Place Vendôme. Hôtel d’Évreux. Les salons du premier étage se sont mués en élégant palais de glace. Les trois panneaux de la fresque de Saul Steinberg, restaurés par les Musées royaux des beaux-arts de Belgique grâce au soutien de la maison de luxe, renaissent sous les lambris. Ils traversent les salons comme Saul Steinberg traversait l’Amérique de part en part : de New York au du Midwest, de la Floride au Texas et à la Californie. Le premier affiche la scène newyorkaise, mélange de comics, de West Side Story et de Manhattan Transfer de John dos Passos.

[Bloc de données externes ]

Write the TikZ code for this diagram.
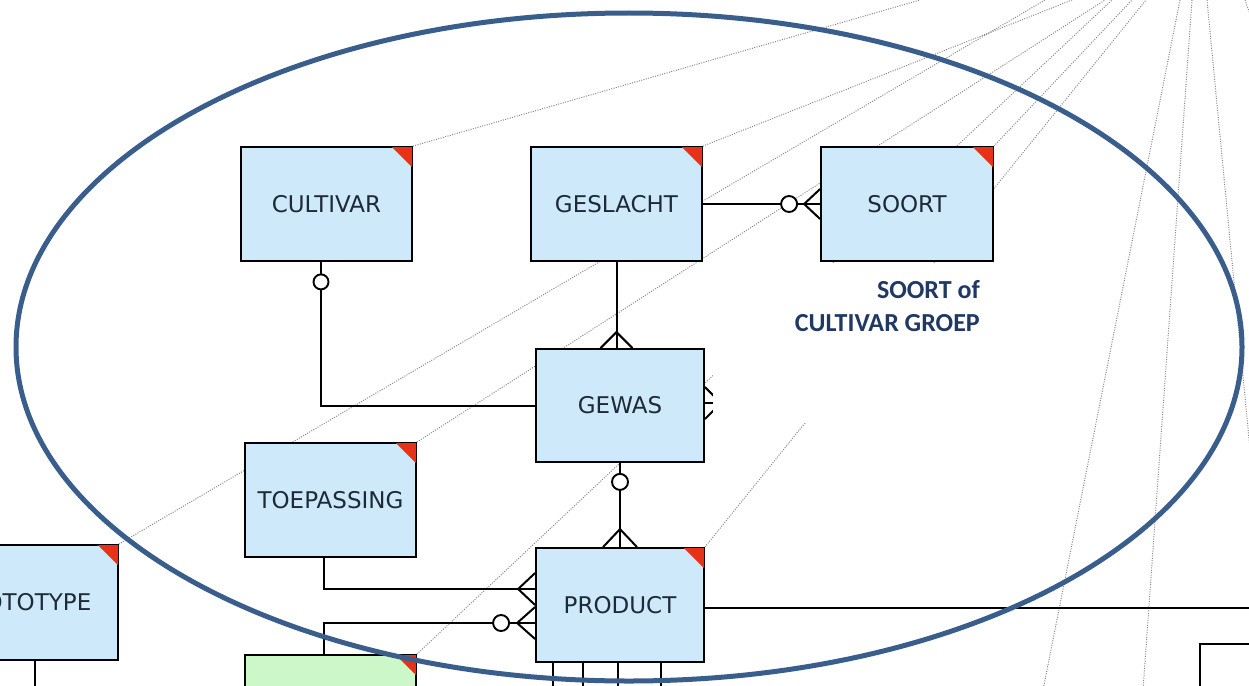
\documentclass[tikz,border=0pt]{standalone}
\usepackage{fontspec}
\setmainfont{DejaVu Sans}
\newfontfamily\lblfont{Carlito}
\usetikzlibrary{calc}
\definecolor{boxblue}{RGB}{205,233,250}
\definecolor{boxgreen}{RGB}{204,247,200}
\definecolor{flagred}{RGB}{232,50,24}
\definecolor{ellblue}{RGB}{58,94,140}
\definecolor{txtc}{RGB}{30,42,56}
\definecolor{lblc}{RGB}{31,56,100}
\definecolor{dotgray}{RGB}{135,135,135}
\pgfdeclarelayer{bg}
\pgfdeclarelayer{fg}
\pgfsetlayers{bg,main,fg}
\begin{document}
\begin{tikzpicture}[x=1pt,y=-1pt,
  ent/.style={draw=black, line width=1.8pt, fill=boxblue, inner sep=0pt,
    minimum width=171pt, minimum height=114pt,
    font=\fontsize{23}{27}\selectfont, text=txtc},
  conn/.style={draw=black, line width=2pt},
  dotl/.style={draw=dotgray, line width=1pt, dash pattern=on 1pt off 1.4pt},
  ring/.style={draw=black, line width=1.9pt, fill=white},
  lblt/.style={font=\lblfont\bfseries\fontsize{26}{30}\selectfont, text=lblc, inner sep=0pt}
]
\useasboundingbox (0,0) rectangle (1249,685);
\clip (0,0) rectangle (1249,685);

% entities
\node[ent] (cult) at (326.5,204) {CULTIVAR};
\node[ent] (gesl) at (616.5,204) {GESLACHT};
\node[ent, minimum width=172pt] (soort) at (907,204) {SOORT};
\node[ent, minimum width=168pt, minimum height=113pt] (gewas) at (620,405.5) {GEWAS};
\node[ent] (toep) at (330.5,500) {TOEPASSING};
\node[ent, minimum width=168pt] (prod) at (620,605) {PRODUCT};
\node[ent, minimum width=190pt, minimum height=115pt] (proto) at (23,602.5) {PROTOTYPE};
\node[ent, fill=boxgreen, minimum height=115pt] (green) at (330.5,712.5) {};
\node[draw=black, line width=1.8pt, fill=white, inner sep=0pt, minimum width=120pt,
  minimum height=100pt, anchor=north west] (brbox) at (1199,643) {};

% red corner flags
\foreach \n in {cult,gesl,soort,toep,prod,proto,green}{
  \fill[flagred] ($(\n.north east)+(-21,0.9)$) -- ($(\n.north east)+(-0.9,0.9)$)
    -- ($(\n.north east)+(-0.9,21)$) -- cycle;
}

% dotted background lines
\coordinate (t1) at (920,0);
\coordinate (t2) at (1072,0);
\coordinate (t3) at (1132,0);
\coordinate (t4) at (1045,0);
\coordinate (t5) at (1105,0);
\coordinate (t6) at (1112,0);
\coordinate (t7) at (1146,0);
\coordinate (s1a) at (1180,0);  \coordinate (s1b) at (1043,690);
\coordinate (s2a) at (1192,0);  \coordinate (s2b) at (1143,690);
\coordinate (s3a) at (1207,0);  \coordinate (s3b) at (1252,470);
\coordinate (s4a) at (1245,0);  \coordinate (s4b) at (1252,20);
\begin{pgfonlayer}{bg}
  \draw[dotl] (cult.north east) -- (t1);
  \draw[dotl] (gesl.north east) -- (t2);
  \draw[dotl] (soort.north east) -- (t3);
  \draw[dotl] (proto.north east) -- (t4);
  \draw[dotl] (toep.north east) -- (t5);
  \draw[dotl] (green.north east) -- (t6);
  \draw[dotl] (prod.north east) -- (t7);
  \draw[dotl] (s1a) -- (s1b);
  \draw[dotl] (s2a) -- (s2b);
  \draw[dotl] (s3a) -- (s3b);
  \draw[dotl] (s4a) -- (s4b);
\end{pgfonlayer}

% GESLACHT -- SOORT
\draw[conn] (gesl.east) -- (soort.west);
\draw[conn] ($(soort.west)+(0,-15)$) -- ($(soort.west)+(-16,0)$) -- ($(soort.west)+(0,15)$);
\draw[ring] ($(soort.west)+(-31,0)$) circle[radius=8pt];

% CULTIVAR -- GEWAS
\coordinate (cs) at ($(cult.south)+(-5.5,0)$);
\draw[conn] (cs) |- (gewas.west);
\draw[ring] ($(cs)+(0,20)$) circle[radius=7.5pt];

% GESLACHT -- GEWAS
\coordinate (gn) at (gesl.south |- gewas.north);
\draw[conn] (gesl.south) -- (gn);
\draw[conn] ($(gn)+(-16,0)$) -- ($(gn)+(0,-16)$) -- ($(gn)+(16,0)$);

% GEWAS right stub
\coordinate (ge) at ($(gewas.east)+(0,-2.5)$);
\draw[conn] (ge) -- ++(16,0);
\draw[conn] ($(ge)+(0,-16)$) -- ($(ge)+(16,0)$) -- ($(ge)+(0,16)$);

% GEWAS -- PRODUCT
\draw[conn] (gewas.south) -- (prod.north);
\draw[conn] ($(prod.north)+(-17,0)$) -- ($(prod.north)+(0,-18)$) -- ($(prod.north)+(17,0)$);
\draw[ring] ($(gewas.south)+(0,19)$) circle[radius=8pt];

% TOEPASSING -- PRODUCT
\coordinate (tp) at ($(toep.south)+(-6.5,0)$);
\coordinate (pw1) at ($(prod.west)+(0,-16)$);
\draw[conn] (tp) |- (pw1);
\draw[conn] ($(pw1)+(0,-16)$) -- ($(pw1)+(-17,0)$) -- ($(pw1)+(0,16)$);

% green -- PRODUCT
\coordinate (gt) at ($(green.north)+(-6.5,0)$);
\coordinate (pw2) at ($(prod.west)+(0,18)$);
\draw[conn] (gt) |- (pw2);
\draw[conn] ($(pw2)+(0,-16)$) -- ($(pw2)+(-18,0)$) -- ($(pw2)+(0,16)$);
\draw[ring] ($(pw2)+(-34,0)$) circle[radius=8pt];

% PRODUCT -- right
\coordinate (pe) at ($(prod.east)+(0,3)$);
\coordinate (rend) at (1260,608);
\draw[conn] (pe) -- (rend);

% PRODUCT bottom lines
\foreach \dx in {-67,-37,-2,41}{
  \draw[conn] ($(prod.south)+(\dx,0)$) -- ($(prod.south)+(\dx,30)$);
}
% PROTOTYPE bottom line
\draw[conn] ($(proto.south)+(12,0)$) -- ($(proto.south)+(12,30)$);

\begin{pgfonlayer}{fg}
  \fill[white] (713,263) rectangle (1060,423);
  \node[lblt, anchor=base east] (lab1) at (980,298) {SOORT of};
  \node[lblt, anchor=base east] (lab2) at (980,331) {CULTIVAR GROEP};
  \draw[ellblue, line width=5pt] (629,347) ellipse [x radius=613pt, y radius=334pt];
\end{pgfonlayer}
\end{tikzpicture}
\end{document}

Une image parfaite pour le magazine The New Yorker qu’il illustra pendant soixante ans.

Propagandiste, caricaturiste, illustrateur, graphiste, muraliste, dessinateur de mode et de publicité, scénographe, artiste de galerie, Steinberg marie la vieille Europe avec son travail du lettrage, si cher à Magritte et les phylactères des cartoons américains. Et chez Delvaux, la lettre est emblématique : tous les sacs du maroquinier sont griffés d’un « D » qui compose poignées et fermoirs de tant de modèles. La boucle est bouclée…

Kim Oosterlinck © Hatim Kaghat

Kim Oosterlinck, directeur des Musées Royaux, rappelle : « C’est le regard transversal sur l’Amérique d’un émigré européen qui a fui l’Europe et restitue l’Amérique aux Européens. Après l’Exposition universelle, l’œuvre était promise à la destruction. Les Musées royaux l’ont acquise, l’ont exposée en 2007, et en 2013 au Musée Ludwig, à Cologne. Delvaux nous a permis de restaurer trois panneaux, réalisés dans des papiers très fragiles, aux encres acides. Ils seront exposés à nouveau chez nous cette année. Exposer la totalité des huit reste difficile, en raison de la dimension de l’œuvre.»

Durant la Fashion Week, Delvaux a reçu invités, acheteurs, clients, partenaires, employés. La maison emploie neuf-cents personnes dans trois ateliers belges, deux ateliers français et 60 boutiques dans le monde (six en Belgique), toutes inspirées des principes des arts décoratifs, avec un mobilier de qualité muséale. Depuis son rachat en 2011 pour le compte de Fung Brands Limited (qui l’a revendue au Suisse Richemont en 2021), Jean-Marc Loubier est passé de 10 boutiques en Belgique, zéro à l’étranger, à 54 à Paris, Milan, Rome, Londres, New York, Corée, Chine, Japon, Hong Kong, Dubaï, Riyad, et récemment Bangkok.

En 2011, 97% du chiffre d’affaires étaient belges. En 2025, c’est 85% hors Belgique.